Task to complete – Reproduce the lines of the material exactly, excluding every image.

Recorded data –
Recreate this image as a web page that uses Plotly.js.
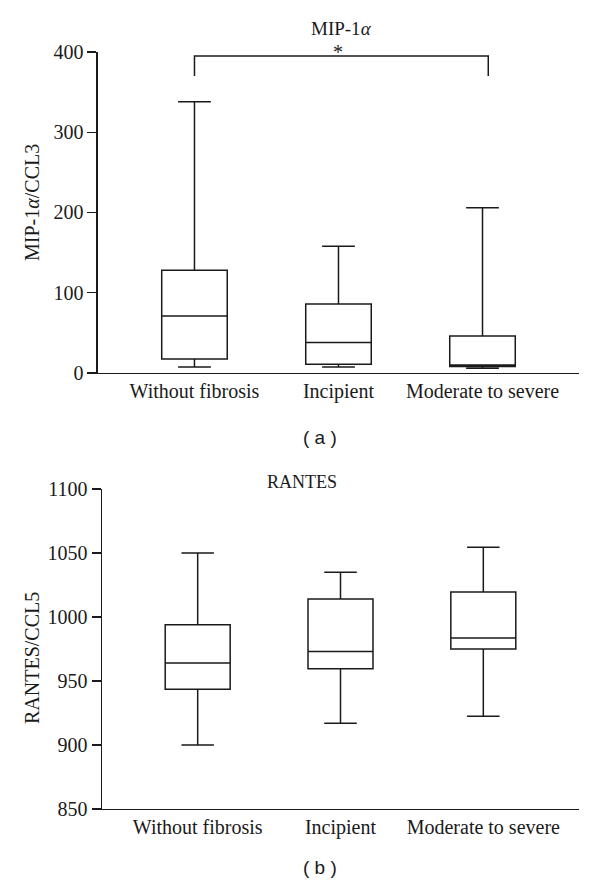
<!DOCTYPE html>
<html>
<head>
<meta charset="utf-8">
<script src="https://cdn.plot.ly/plotly-3.0.1.min.js"></script>
<style>
  body { margin: 0; background: #fff; }
  #chart { width: 600px; height: 888px; }
</style>
</head>
<body>
<div id="chart"></div>
<script>
// Box plots of chemokine levels by fibrosis stage

const groups = ['Without fibrosis', 'Incipient', 'Moderate to severe'];

// (a) MIP-1alpha / CCL3
const mipLower = [7.5, 7.5, 6];
const mipQ1 = [17.5, 11, 8];
const mipMedian = [71, 38, 10];
const mipQ3 = [128, 86, 46];
const mipUpper = [338, 158, 206];
const mipTicks = [0, 100, 200, 300, 400];

// (b) RANTES / CCL5
const ranLower = [900, 917, 922.5];
const ranQ1 = [943.5, 959.5, 975];
const ranMedian = [964, 973, 983.5];
const ranQ3 = [994, 1014, 1019.5];
const ranUpper = [1050, 1035, 1054.5];
const ranTicks = [850, 900, 950, 1000, 1050, 1100];

// significance bracket on panel (a): from group 0 to group 2
const bracketX = [0, 2.04];
const bracketTop = 395;
const bracketFoot = 370;

const ink = '#1a1a1a';
const serif = 'Liberation Serif, Times New Roman, serif';
const sans = 'Liberation Sans, Arial, sans-serif';

function boxTrace(lo, q1, med, q3, hi, xa, ya) {
    return {
        type: 'box',
        x: groups,
        lowerfence: lo,
        q1: q1,
        median: med,
        q3: q3,
        upperfence: hi,
        xaxis: xa,
        yaxis: ya,
        boxpoints: false,
        whiskerwidth: 0.5,
        fillcolor: 'rgba(0,0,0,0)',
        line: { color: ink, width: 1.5 },
        hoverinfo: 'skip'
    };
}

const traces = [
    boxTrace(mipLower, mipQ1, mipMedian, mipQ3, mipUpper, 'x', 'y'),
    boxTrace(ranLower, ranQ1, ranMedian, ranQ3, ranUpper, 'x2', 'y2')
];

const xBase = {
    type: 'category',
    range: [-0.67, 2.67],
    showline: true,
    linecolor: ink,
    linewidth: 1.5,
    ticks: '',
    showgrid: false,
    zeroline: false,
    tickfont: { family: serif, size: 20, color: ink },
    fixedrange: true
};

const yBase = {
    showline: true,
    linecolor: ink,
    linewidth: 1.5,
    ticks: 'outside',
    ticklen: 9,
    tickwidth: 1.5,
    tickcolor: ink,
    showgrid: false,
    zeroline: false,
    tickfont: { family: serif, size: 20, color: ink },
    fixedrange: true
};

// paper-coordinate text placed by pixel centre
function label(text, px, py, size, family, angle) {
    return {
        text: text, xref: 'paper', yref: 'paper',
        x: px / 600, y: 1 - py / 888,
        xanchor: 'center', yanchor: 'middle',
        textangle: angle || 0, showarrow: false,
        font: { family: family, size: size, color: ink }
    };
}

const layout = {
    width: 600,
    height: 888,
    margin: { l: 0, r: 0, t: 0, b: 0 },
    paper_bgcolor: '#fff',
    plot_bgcolor: '#fff',
    showlegend: false,
    boxmode: 'overlay',
    boxgap: 0.35,
    font: { family: serif, color: ink },
    xaxis: Object.assign({}, xBase, { domain: [0.1633, 0.965], anchor: 'y' }),
    yaxis: Object.assign({}, yBase, {
        domain: [0.58, 0.9414], anchor: 'x',
        range: [0, 400], tickvals: mipTicks
    }),
    xaxis2: Object.assign({}, xBase, { domain: [0.17, 0.965], anchor: 'y2' }),
    yaxis2: Object.assign({}, yBase, {
        domain: [0.089, 0.4493], anchor: 'x2',
        range: [850, 1100], tickvals: ranTicks
    }),
    shapes: [
        {
            type: 'path', xref: 'x', yref: 'y',
            path: 'M ' + bracketX[0] + ',' + bracketFoot +
                  ' L ' + bracketX[0] + ',' + bracketTop +
                  ' L ' + bracketX[1] + ',' + bracketTop +
                  ' L ' + bracketX[1] + ',' + bracketFoot,
            line: { color: ink, width: 1.5 }
        }
    ],
    annotations: [
        label('MIP-1<i>α</i>', 341, 29, 19, serif),
        {
            text: '*', xref: 'x', yref: 'paper', x: 1, y: 1 - 52 / 888,
            xanchor: 'center', yanchor: 'middle', showarrow: false,
            font: { family: serif, size: 20, color: ink }
        },
        label('MIP-1<i>α</i>/CCL3', 32, 203, 20, serif, -90),
        label('( a )', 320, 438, 19, sans),
        label('RANTES', 302, 482, 18, serif),
        label('RANTES/CCL5', 32, 658, 20, serif, -90),
        label('( b )', 320, 867, 19, sans)
    ]
};

Plotly.newPlot('chart', traces, layout, { displayModeBar: false, staticPlot: true });
</script>
</body>
</html>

Reply –
Recreate this image as a web page that uses Plotly.js.
<!DOCTYPE html>
<html>
<head>
<meta charset="utf-8">
<script src="https://cdn.plot.ly/plotly-3.0.1.min.js"></script>
<style>
  body { margin: 0; background: #fff; }
  #chart { width: 600px; height: 888px; }
</style>
</head>
<body>
<div id="chart"></div>
<script>
// Box plots of chemokine levels by fibrosis stage

const groups = ['Without fibrosis', 'Incipient', 'Moderate to severe'];

// (a) MIP-1alpha / CCL3
const mipLower = [7.5, 7.5, 6];
const mipQ1 = [17.5, 11, 8];
const mipMedian = [71, 38, 10];
const mipQ3 = [128, 86, 46];
const mipUpper = [338, 158, 206];
const mipTicks = [0, 100, 200, 300, 400];

// (b) RANTES / CCL5
const ranLower = [900, 917, 922.5];
const ranQ1 = [943.5, 959.5, 975];
const ranMedian = [964, 973, 983.5];
const ranQ3 = [994, 1014, 1019.5];
const ranUpper = [1050, 1035, 1054.5];
const ranTicks = [850, 900, 950, 1000, 1050, 1100];

// significance bracket on panel (a): from group 0 to group 2
const bracketX = [0, 2.04];
const bracketTop = 395;
const bracketFoot = 370;

const ink = '#1a1a1a';
const serif = 'Liberation Serif, Times New Roman, serif';
const sans = 'Liberation Sans, Arial, sans-serif';

function boxTrace(lo, q1, med, q3, hi, xa, ya) {
    return {
        type: 'box',
        x: groups,
        lowerfence: lo,
        q1: q1,
        median: med,
        q3: q3,
        upperfence: hi,
        xaxis: xa,
        yaxis: ya,
        boxpoints: false,
        whiskerwidth: 0.5,
        fillcolor: 'rgba(0,0,0,0)',
        line: { color: ink, width: 1.5 },
        hoverinfo: 'skip'
    };
}

const traces = [
    boxTrace(mipLower, mipQ1, mipMedian, mipQ3, mipUpper, 'x', 'y'),
    boxTrace(ranLower, ranQ1, ranMedian, ranQ3, ranUpper, 'x2', 'y2')
];

const xBase = {
    type: 'category',
    range: [-0.67, 2.67],
    showline: true,
    linecolor: ink,
    linewidth: 1.5,
    ticks: '',
    showgrid: false,
    zeroline: false,
    tickfont: { family: serif, size: 20, color: ink },
    fixedrange: true
};

const yBase = {
    showline: true,
    linecolor: ink,
    linewidth: 1.5,
    ticks: 'outside',
    ticklen: 9,
    tickwidth: 1.5,
    tickcolor: ink,
    showgrid: false,
    zeroline: false,
    tickfont: { family: serif, size: 20, color: ink },
    fixedrange: true
};

// paper-coordinate text placed by pixel centre
function label(text, px, py, size, family, angle) {
    return {
        text: text, xref: 'paper', yref: 'paper',
        x: px / 600, y: 1 - py / 888,
        xanchor: 'center', yanchor: 'middle',
        textangle: angle || 0, showarrow: false,
        font: { family: family, size: size, color: ink }
    };
}

const layout = {
    width: 600,
    height: 888,
    margin: { l: 0, r: 0, t: 0, b: 0 },
    paper_bgcolor: '#fff',
    plot_bgcolor: '#fff',
    showlegend: false,
    boxmode: 'overlay',
    boxgap: 0.35,
    font: { family: serif, color: ink },
    xaxis: Object.assign({}, xBase, { domain: [0.1633, 0.965], anchor: 'y' }),
    yaxis: Object.assign({}, yBase, {
        domain: [0.58, 0.9414], anchor: 'x',
        range: [0, 400], tickvals: mipTicks
    }),
    xaxis2: Object.assign({}, xBase, { domain: [0.17, 0.965], anchor: 'y2' }),
    yaxis2: Object.assign({}, yBase, {
        domain: [0.089, 0.4493], anchor: 'x2',
        range: [850, 1100], tickvals: ranTicks
    }),
    shapes: [
        {
            type: 'path', xref: 'x', yref: 'y',
            path: 'M ' + bracketX[0] + ',' + bracketFoot +
                  ' L ' + bracketX[0] + ',' + bracketTop +
                  ' L ' + bracketX[1] + ',' + bracketTop +
                  ' L ' + bracketX[1] + ',' + bracketFoot,
            line: { color: ink, width: 1.5 }
        }
    ],
    annotations: [
        label('MIP-1<i>α</i>', 341, 29, 19, serif),
        {
            text: '*', xref: 'x', yref: 'paper', x: 1, y: 1 - 52 / 888,
            xanchor: 'center', yanchor: 'middle', showarrow: false,
            font: { family: serif, size: 20, color: ink }
        },
        label('MIP-1<i>α</i>/CCL3', 32, 203, 20, serif, -90),
        label('( a )', 320, 438, 19, sans),
        label('RANTES', 302, 482, 18, serif),
        label('RANTES/CCL5', 32, 658, 20, serif, -90),
        label('( b )', 320, 867, 19, sans)
    ]
};

Plotly.newPlot('chart', traces, layout, { displayModeBar: false, staticPlot: true });
</script>
</body>
</html>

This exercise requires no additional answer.